__What you should do__. Exactly reproduce each line of the listing that follows.

__Raw data__.
****
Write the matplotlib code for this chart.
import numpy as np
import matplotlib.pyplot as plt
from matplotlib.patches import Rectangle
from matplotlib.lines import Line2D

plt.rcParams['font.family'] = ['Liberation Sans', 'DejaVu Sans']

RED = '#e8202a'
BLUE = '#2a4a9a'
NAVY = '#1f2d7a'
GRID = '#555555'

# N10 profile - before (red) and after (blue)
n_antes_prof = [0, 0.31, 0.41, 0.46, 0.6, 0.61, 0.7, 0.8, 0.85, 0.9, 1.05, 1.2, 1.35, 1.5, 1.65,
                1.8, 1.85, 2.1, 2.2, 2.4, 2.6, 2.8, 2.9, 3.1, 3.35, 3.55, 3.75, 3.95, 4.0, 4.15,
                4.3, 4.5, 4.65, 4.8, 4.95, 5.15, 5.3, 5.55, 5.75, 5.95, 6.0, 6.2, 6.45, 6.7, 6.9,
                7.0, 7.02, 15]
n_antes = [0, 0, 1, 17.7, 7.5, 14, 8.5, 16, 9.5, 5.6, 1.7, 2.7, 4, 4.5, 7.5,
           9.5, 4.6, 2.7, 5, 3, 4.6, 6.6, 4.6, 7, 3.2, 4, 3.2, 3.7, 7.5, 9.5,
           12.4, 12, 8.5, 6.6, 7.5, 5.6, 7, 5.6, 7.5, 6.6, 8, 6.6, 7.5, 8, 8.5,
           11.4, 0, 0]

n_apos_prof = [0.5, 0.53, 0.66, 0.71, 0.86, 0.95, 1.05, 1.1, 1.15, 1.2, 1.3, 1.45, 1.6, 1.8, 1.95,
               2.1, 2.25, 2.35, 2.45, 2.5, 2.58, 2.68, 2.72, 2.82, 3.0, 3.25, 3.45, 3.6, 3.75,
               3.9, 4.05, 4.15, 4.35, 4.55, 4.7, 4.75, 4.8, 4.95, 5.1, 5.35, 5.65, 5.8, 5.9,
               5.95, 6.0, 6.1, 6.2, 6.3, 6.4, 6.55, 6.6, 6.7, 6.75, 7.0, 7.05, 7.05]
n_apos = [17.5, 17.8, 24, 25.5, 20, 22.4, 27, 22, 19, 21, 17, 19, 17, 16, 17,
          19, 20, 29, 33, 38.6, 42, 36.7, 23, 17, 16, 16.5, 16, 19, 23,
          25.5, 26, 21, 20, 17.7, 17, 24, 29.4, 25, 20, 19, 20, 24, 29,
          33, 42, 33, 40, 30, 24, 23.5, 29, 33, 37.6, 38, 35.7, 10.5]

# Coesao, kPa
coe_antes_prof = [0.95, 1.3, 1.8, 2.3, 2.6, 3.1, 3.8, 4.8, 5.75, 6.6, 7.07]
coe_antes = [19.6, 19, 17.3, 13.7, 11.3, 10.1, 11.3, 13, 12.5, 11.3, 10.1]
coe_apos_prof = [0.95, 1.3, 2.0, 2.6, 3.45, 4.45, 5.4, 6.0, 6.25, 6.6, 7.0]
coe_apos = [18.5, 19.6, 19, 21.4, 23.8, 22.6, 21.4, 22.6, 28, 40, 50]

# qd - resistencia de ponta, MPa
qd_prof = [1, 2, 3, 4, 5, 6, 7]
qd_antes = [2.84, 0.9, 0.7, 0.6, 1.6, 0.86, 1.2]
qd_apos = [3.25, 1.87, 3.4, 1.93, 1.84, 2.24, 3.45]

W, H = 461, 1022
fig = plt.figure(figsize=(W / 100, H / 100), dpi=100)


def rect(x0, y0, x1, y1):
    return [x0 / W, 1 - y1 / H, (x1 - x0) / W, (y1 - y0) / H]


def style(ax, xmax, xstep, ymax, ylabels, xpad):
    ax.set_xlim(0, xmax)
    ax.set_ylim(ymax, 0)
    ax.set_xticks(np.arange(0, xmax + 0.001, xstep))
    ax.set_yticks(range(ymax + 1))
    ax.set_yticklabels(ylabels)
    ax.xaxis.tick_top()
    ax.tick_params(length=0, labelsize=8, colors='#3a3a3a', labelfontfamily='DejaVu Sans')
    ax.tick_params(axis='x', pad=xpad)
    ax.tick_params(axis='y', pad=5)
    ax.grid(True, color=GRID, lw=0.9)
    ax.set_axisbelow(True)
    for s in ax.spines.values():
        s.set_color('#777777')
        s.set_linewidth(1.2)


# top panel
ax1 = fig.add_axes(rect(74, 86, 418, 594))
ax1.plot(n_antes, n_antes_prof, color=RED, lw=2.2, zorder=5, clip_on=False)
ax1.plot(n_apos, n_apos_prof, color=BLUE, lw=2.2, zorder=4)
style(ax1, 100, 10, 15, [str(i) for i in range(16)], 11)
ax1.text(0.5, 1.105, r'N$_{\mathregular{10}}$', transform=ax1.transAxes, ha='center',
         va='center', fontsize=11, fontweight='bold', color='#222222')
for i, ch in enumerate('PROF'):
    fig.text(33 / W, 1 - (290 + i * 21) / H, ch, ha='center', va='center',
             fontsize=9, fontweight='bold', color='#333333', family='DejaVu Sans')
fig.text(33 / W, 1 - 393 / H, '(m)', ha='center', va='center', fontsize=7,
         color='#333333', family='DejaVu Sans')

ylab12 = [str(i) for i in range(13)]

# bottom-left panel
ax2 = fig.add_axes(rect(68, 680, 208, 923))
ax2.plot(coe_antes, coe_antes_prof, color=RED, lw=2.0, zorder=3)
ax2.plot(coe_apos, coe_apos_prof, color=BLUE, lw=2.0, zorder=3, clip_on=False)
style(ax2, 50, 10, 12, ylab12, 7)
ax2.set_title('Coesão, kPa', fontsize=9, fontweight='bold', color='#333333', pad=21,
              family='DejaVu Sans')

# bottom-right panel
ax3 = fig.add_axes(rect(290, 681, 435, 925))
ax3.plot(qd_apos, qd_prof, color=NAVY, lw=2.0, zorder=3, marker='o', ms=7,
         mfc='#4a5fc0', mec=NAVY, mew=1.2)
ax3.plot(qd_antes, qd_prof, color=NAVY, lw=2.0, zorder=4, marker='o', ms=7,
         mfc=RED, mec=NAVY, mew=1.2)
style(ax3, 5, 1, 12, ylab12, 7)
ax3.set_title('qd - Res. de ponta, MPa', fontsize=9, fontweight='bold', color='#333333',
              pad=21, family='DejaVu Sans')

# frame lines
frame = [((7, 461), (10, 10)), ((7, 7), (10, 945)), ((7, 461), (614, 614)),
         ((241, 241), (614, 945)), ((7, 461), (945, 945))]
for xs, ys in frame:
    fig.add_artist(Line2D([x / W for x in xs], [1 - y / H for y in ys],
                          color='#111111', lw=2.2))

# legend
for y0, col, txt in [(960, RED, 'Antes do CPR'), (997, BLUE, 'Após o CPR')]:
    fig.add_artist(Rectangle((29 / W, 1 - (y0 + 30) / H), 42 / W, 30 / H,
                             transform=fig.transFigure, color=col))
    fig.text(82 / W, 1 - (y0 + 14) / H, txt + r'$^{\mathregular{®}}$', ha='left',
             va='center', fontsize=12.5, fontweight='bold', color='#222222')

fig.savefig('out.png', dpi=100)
****
__Correct result__.
Write the matplotlib code for this chart.
import numpy as np
import matplotlib.pyplot as plt
from matplotlib.patches import Rectangle
from matplotlib.lines import Line2D

plt.rcParams['font.family'] = ['Liberation Sans', 'DejaVu Sans']

RED = '#e8202a'
BLUE = '#2a4a9a'
NAVY = '#1f2d7a'
GRID = '#555555'

# N10 profile - before (red) and after (blue)
n_antes_prof = [0, 0.31, 0.41, 0.46, 0.6, 0.61, 0.7, 0.8, 0.85, 0.9, 1.05, 1.2, 1.35, 1.5, 1.65,
                1.8, 1.85, 2.1, 2.2, 2.4, 2.6, 2.8, 2.9, 3.1, 3.35, 3.55, 3.75, 3.95, 4.0, 4.15,
                4.3, 4.5, 4.65, 4.8, 4.95, 5.15, 5.3, 5.55, 5.75, 5.95, 6.0, 6.2, 6.45, 6.7, 6.9,
                7.0, 7.02, 15]
n_antes = [0, 0, 1, 17.7, 7.5, 14, 8.5, 16, 9.5, 5.6, 1.7, 2.7, 4, 4.5, 7.5,
           9.5, 4.6, 2.7, 5, 3, 4.6, 6.6, 4.6, 7, 3.2, 4, 3.2, 3.7, 7.5, 9.5,
           12.4, 12, 8.5, 6.6, 7.5, 5.6, 7, 5.6, 7.5, 6.6, 8, 6.6, 7.5, 8, 8.5,
           11.4, 0, 0]

n_apos_prof = [0.5, 0.53, 0.66, 0.71, 0.86, 0.95, 1.05, 1.1, 1.15, 1.2, 1.3, 1.45, 1.6, 1.8, 1.95,
               2.1, 2.25, 2.35, 2.45, 2.5, 2.58, 2.68, 2.72, 2.82, 3.0, 3.25, 3.45, 3.6, 3.75,
               3.9, 4.05, 4.15, 4.35, 4.55, 4.7, 4.75, 4.8, 4.95, 5.1, 5.35, 5.65, 5.8, 5.9,
               5.95, 6.0, 6.1, 6.2, 6.3, 6.4, 6.55, 6.6, 6.7, 6.75, 7.0, 7.05, 7.05]
n_apos = [17.5, 17.8, 24, 25.5, 20, 22.4, 27, 22, 19, 21, 17, 19, 17, 16, 17,
          19, 20, 29, 33, 38.6, 42, 36.7, 23, 17, 16, 16.5, 16, 19, 23,
          25.5, 26, 21, 20, 17.7, 17, 24, 29.4, 25, 20, 19, 20, 24, 29,
          33, 42, 33, 40, 30, 24, 23.5, 29, 33, 37.6, 38, 35.7, 10.5]

# Coesao, kPa
coe_antes_prof = [0.95, 1.3, 1.8, 2.3, 2.6, 3.1, 3.8, 4.8, 5.75, 6.6, 7.07]
coe_antes = [19.6, 19, 17.3, 13.7, 11.3, 10.1, 11.3, 13, 12.5, 11.3, 10.1]
coe_apos_prof = [0.95, 1.3, 2.0, 2.6, 3.45, 4.45, 5.4, 6.0, 6.25, 6.6, 7.0]
coe_apos = [18.5, 19.6, 19, 21.4, 23.8, 22.6, 21.4, 22.6, 28, 40, 50]

# qd - resistencia de ponta, MPa
qd_prof = [1, 2, 3, 4, 5, 6, 7]
qd_antes = [2.84, 0.9, 0.7, 0.6, 1.6, 0.86, 1.2]
qd_apos = [3.25, 1.87, 3.4, 1.93, 1.84, 2.24, 3.45]

W, H = 461, 1022
fig = plt.figure(figsize=(W / 100, H / 100), dpi=100)


def rect(x0, y0, x1, y1):
    return [x0 / W, 1 - y1 / H, (x1 - x0) / W, (y1 - y0) / H]


def style(ax, xmax, xstep, ymax, ylabels, xpad):
    ax.set_xlim(0, xmax)
    ax.set_ylim(ymax, 0)
    ax.set_xticks(np.arange(0, xmax + 0.001, xstep))
    ax.set_yticks(range(ymax + 1))
    ax.set_yticklabels(ylabels)
    ax.xaxis.tick_top()
    ax.tick_params(length=0, labelsize=8, colors='#3a3a3a', labelfontfamily='DejaVu Sans')
    ax.tick_params(axis='x', pad=xpad)
    ax.tick_params(axis='y', pad=5)
    ax.grid(True, color=GRID, lw=0.9)
    ax.set_axisbelow(True)
    for s in ax.spines.values():
        s.set_color('#777777')
        s.set_linewidth(1.2)


# top panel
ax1 = fig.add_axes(rect(74, 86, 418, 594))
ax1.plot(n_antes, n_antes_prof, color=RED, lw=2.2, zorder=5, clip_on=False)
ax1.plot(n_apos, n_apos_prof, color=BLUE, lw=2.2, zorder=4)
style(ax1, 100, 10, 15, [str(i) for i in range(16)], 11)
ax1.text(0.5, 1.105, r'N$_{\mathregular{10}}$', transform=ax1.transAxes, ha='center',
         va='center', fontsize=11, fontweight='bold', color='#222222')
for i, ch in enumerate('PROF'):
    fig.text(33 / W, 1 - (290 + i * 21) / H, ch, ha='center', va='center',
             fontsize=9, fontweight='bold', color='#333333', family='DejaVu Sans')
fig.text(33 / W, 1 - 393 / H, '(m)', ha='center', va='center', fontsize=7,
         color='#333333', family='DejaVu Sans')

ylab12 = [str(i) for i in range(13)]

# bottom-left panel
ax2 = fig.add_axes(rect(68, 680, 208, 923))
ax2.plot(coe_antes, coe_antes_prof, color=RED, lw=2.0, zorder=3)
ax2.plot(coe_apos, coe_apos_prof, color=BLUE, lw=2.0, zorder=3, clip_on=False)
style(ax2, 50, 10, 12, ylab12, 7)
ax2.set_title('Coesão, kPa', fontsize=9, fontweight='bold', color='#333333', pad=21,
              family='DejaVu Sans')

# bottom-right panel
ax3 = fig.add_axes(rect(290, 681, 435, 925))
ax3.plot(qd_apos, qd_prof, color=NAVY, lw=2.0, zorder=3, marker='o', ms=7,
         mfc='#4a5fc0', mec=NAVY, mew=1.2)
ax3.plot(qd_antes, qd_prof, color=NAVY, lw=2.0, zorder=4, marker='o', ms=7,
         mfc=RED, mec=NAVY, mew=1.2)
style(ax3, 5, 1, 12, ylab12, 7)
ax3.set_title('qd - Res. de ponta, MPa', fontsize=9, fontweight='bold', color='#333333',
              pad=21, family='DejaVu Sans')

# frame lines
frame = [((7, 461), (10, 10)), ((7, 7), (10, 945)), ((7, 461), (614, 614)),
         ((241, 241), (614, 945)), ((7, 461), (945, 945))]
for xs, ys in frame:
    fig.add_artist(Line2D([x / W for x in xs], [1 - y / H for y in ys],
                          color='#111111', lw=2.2))

# legend
for y0, col, txt in [(960, RED, 'Antes do CPR'), (997, BLUE, 'Após o CPR')]:
    fig.add_artist(Rectangle((29 / W, 1 - (y0 + 30) / H), 42 / W, 30 / H,
                             transform=fig.transFigure, color=col))
    fig.text(82 / W, 1 - (y0 + 14) / H, txt + r'$^{\mathregular{®}}$', ha='left',
             va='center', fontsize=12.5, fontweight='bold', color='#222222')

fig.savefig('out.png', dpi=100)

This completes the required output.